Inside the New Gucci Archive in Florence With Its Maestro Alessandro Michele

The idea of a journey definitely comes to mind when you tour the archive, which feels like a modern wunderkammer. The Serapis room in particular is rather spectacular : the metallic parallelepipedon at its center opens up mechanically like a treasure chest, revealing inside the bespoke outfits you’ve designed for Bjork, Florence Welch, or Lana del Rey. It’s reminiscent of the stage sets of baroque theater and their marvelous mechanical machines, isn’t it?

A.M. Indeed. The idea of the wunderkammer is linked to that of travel and, yes, the mechanical box is rather theatrical. I think that fashion is a sort of theater—not in the baroque sense of inducing a sense of wonder, shock, and magnificence, but in that fashion is something that moves, it has an inherent movement, it isn’t still. Fashion objects compose and recompose like our lives. The mechanical box in the Serapis room has certainly to do with the stage outfits it conceals or reveals, but it’s also a metaphor of the lives of those outfits, which is deeply linked to that of the women who wore them. And I like things that apparently seem like one thing and then become another. Lately I’ve been giving much thought to the idea of ambiguity, which is fashion’s most beautiful quality. Ambiguity doesn’t only refer to gender; according to its etymological roots, no one is just one thing but every personality is mercurial, changeable. This is the nature of fashion, and the objects housed in this archive are intrinsically ambiguous, they’ve been inherited from the past but they’re present today in their three-dimensional physical form. You can actually touch them, and metaphorically it’s like if you were touching the past, which has a sort of ambiguous, fascinating connotation.
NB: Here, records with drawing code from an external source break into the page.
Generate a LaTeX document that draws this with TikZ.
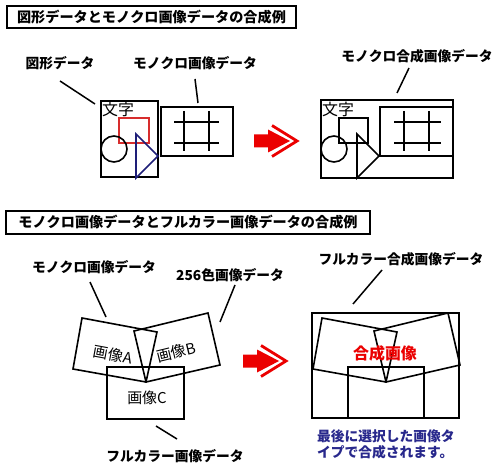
\documentclass[tikz,border=0pt]{standalone}
\usepackage{fontspec}
\setmainfont{Noto Sans CJK JP}
\definecolor{arrowred}{RGB}{235,0,0}
\definecolor{sqred}{RGB}{215,45,45}
\definecolor{navyline}{RGB}{30,30,120}
\definecolor{bluetext}{RGB}{40,40,140}
\tikzset{
  outl/.style={draw=black, line width=1.6bp},
  titlebox/.style={draw=black, line width=1.6bp, inner sep=0pt, font=\fontsize{14.2}{16}\selectfont\bfseries},
  lbl/.style={inner sep=0pt, font=\fontsize{13.8}{16}\selectfont\bfseries},
  imglbl/.style={inner sep=0pt, font=\fontsize{15}{17}\selectfont},
  leader/.style={draw=black, line width=1.5bp},
  gridline/.style={draw=black, line width=2bp},
  bigarrow/.pic={
    \fill[arrowred] (-14,-6.5) -- (0,-6.5) -- (0,-11.5) -- (22,0) -- (0,11.5) -- (0,6.5) -- (-14,6.5) -- cycle;
    \draw[arrowred, line width=2.8bp, line join=miter] (4,-15.5) -- (29,0) -- (4,15.5);
  }
}
\begin{document}
\begin{tikzpicture}[x=1bp,y=-1bp]
\useasboundingbox (0,0) rectangle (500,468);
\fill[white] (0,0) rectangle (500,468);

% ---------- Part 1 ----------
\node[titlebox, minimum width=289bp, minimum height=22bp] (t1) at (151.5,17) {図形データとモノクロ画像データの合成例};

\node[lbl] (lgfx) at (60,63) {図形データ};
\node[lbl] (lmono) at (195,63) {モノクロ画像データ};
\node[lbl] (lmix) at (417,56) {モノクロ合成画像データ};

\coordinate (g1a) at (60,81);  \coordinate (g1b) at (95,104);
\coordinate (m1a) at (195,79); \coordinate (m1b) at (198,103);
\coordinate (x1a) at (409,68); \coordinate (x1b) at (397,93);
\draw[leader] (g1a) -- (g1b);
\draw[leader] (m1a) -- (m1b);
\draw[leader] (x1a) -- (x1b);

% graphic data
\draw[outl] (101,101) rectangle (158,177);
\node[imglbl, anchor=north west, font=\fontsize{16}{18}\selectfont] (moji1) at (102,102) {文字};
\draw[draw=sqred, line width=1.6bp] (119,118) rectangle (149,143);
\draw[outl] (114,149) circle (13);
\draw[draw=navyline, line width=1.6bp] (136,134) -- (158,156) -- (136,178) -- cycle;

% mono image data
\draw[outl] (161,107) rectangle (233,156);
\draw[gridline] (174,122) -- (219,122);
\draw[gridline] (174,143) -- (219,143);
\draw[gridline] (184,111) -- (184,151);
\draw[gridline] (209,111) -- (209,151);

\pic at (268,141) {bigarrow};

% composite mono
\draw[outl] (321,100) rectangle (453,178);
\node[imglbl, anchor=north west, font=\fontsize{16}{18}\selectfont] (moji2) at (322,102) {文字};
\draw[outl] (339,118) rectangle (368,143);
\draw[outl] (334,149) circle (13);
\draw[outl] (357,134) -- (379,156) -- (357,178) -- cycle;
\draw[outl] (380,107) rectangle (453,156);
\draw[gridline] (394,122) -- (441,122);
\draw[gridline] (394,143) -- (441,143);
\draw[gridline] (404,111) -- (404,151);
\draw[gridline] (429,111) -- (429,151);

% ---------- Part 2 ----------
\node[titlebox, minimum width=364bp, minimum height=23bp] (t2) at (188,222.5) {モノクロ画像データとフルカラー画像データの合成例};

\node[lbl] (lmono2) at (94,267) {モノクロ画像データ};
\node[lbl] (l256) at (230,275) {256色画像データ};
\node[lbl] (lfull) at (175,456) {フルカラー画像データ};
\node[lbl] (lfullmix) at (401,259) {フルカラー合成画像データ};

\coordinate (m2a) at (90,282);  \coordinate (m2b) at (106,317);
\coordinate (c2a) at (235,285); \coordinate (c2b) at (220,322);
\coordinate (f2a) at (156,426); \coordinate (f2b) at (177,439);
\coordinate (x2a) at (382,270); \coordinate (x2b) at (353,304);
\draw[leader] (m2a) -- (m2b);
\draw[leader] (c2a) -- (c2b);
\draw[leader] (f2a) -- (f2b);
\draw[leader] (x2a) -- (x2b);

% images A, B, C
\draw[outl] (82,318) -- (157,332) -- (146,382) -- (73,369) -- cycle;
\draw[outl] (134,331) -- (208,313) -- (220,365) -- (146,382) -- cycle;
\draw[outl] (107,367) rectangle (184,419);
\node[imglbl, rotate=-10.6] (ia) at (113,355) {画像A};
\node[imglbl, rotate=13.7] (ib) at (176,352) {画像B};
\node[imglbl] (ic) at (147,398) {画像C};

\pic at (257,361) {bigarrow};

% full color composite
\draw[outl] (312,313) rectangle (459,418);
\draw[outl] (322,318) -- (397,332) -- (386,382) -- (313,369) -- cycle;
\draw[outl] (374,331) -- (448,313) -- (460,365) -- (386,382) -- cycle;
\draw[outl] (348,367) rectangle (424,418);
\node[inner sep=0pt, text=arrowred, font=\fontsize{16}{18}\selectfont\bfseries] (mix) at (385,353) {合成画像};

\node[inner sep=0pt, anchor=north west, align=left, text=bluetext, font=\fontsize{13.8}{16.5}\selectfont\bfseries] (note) at (317,429) {最後に選択した画像タ\\イプで合成されます。};
\end{tikzpicture}
\end{document}
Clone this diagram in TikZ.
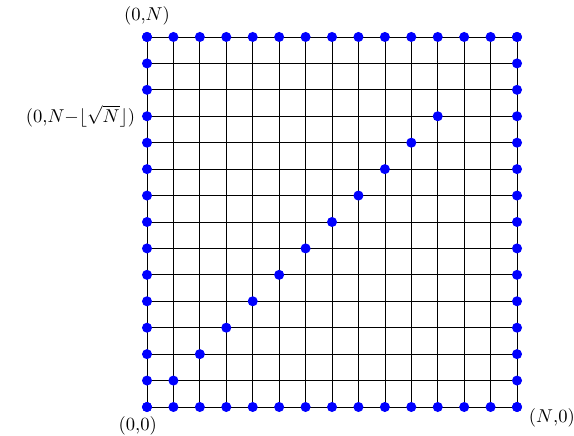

Talking about the past, its value is being questioned today. Young generations seem to acknowledge only the here and now. To know the past doesn’t seem a necessary tool to understand the present. Making Gucci’s history visible to be read and passed on to young generations—was it one of the purposes of opening the archive?

A.M.: I have an everyday dialogue with the past, which for me has full existence and presence. It just doesn’t make sense to say that the past doesn’t have a dialogue with us; if in this instant I go out the door to take a walk in the Santo Spirito neighborhood, I’m surrounded more by what has been than by what will be. The past is an essential, inescapable constituent of the present. For me, the past is the present—this is my constant assumption. In my creative practice I’m not recovering or recapturing the past. I don’t like to say that I’m recovering the past, because this past is a present that I live always. I myself am a past that speaks to today. The elimination of the past, to erase it—it’s an unnatural process. My partner Vanni has made me understand that I’m using the past as a fuel; it depends on which chemical reagent you put it in contact with. For me the past is a formidable entity, I breathe it like something which exists today. The way I use vintage—it’s like a bridge, if I have to cross a river, will I have to have a bridge to reach the place I want to reach, or not? We’re all on that bridge; let’s see where it leads us. So I invite young people not to be fooled by the bi-dimensional life we live today, but to observe things with care, more deeply and accurately. The dialogue with the past generates great seeds of knowledge. The future we all talk about is perhaps less fascinating than the present, which instead is full and rich with experience—every single minute of it. The patrimony of a fashion brand like Gucci… its rich legacy speaks to you. It’s up to you to listen to it or not. But relationships don’t last very long if you don’t listen and speak to each other.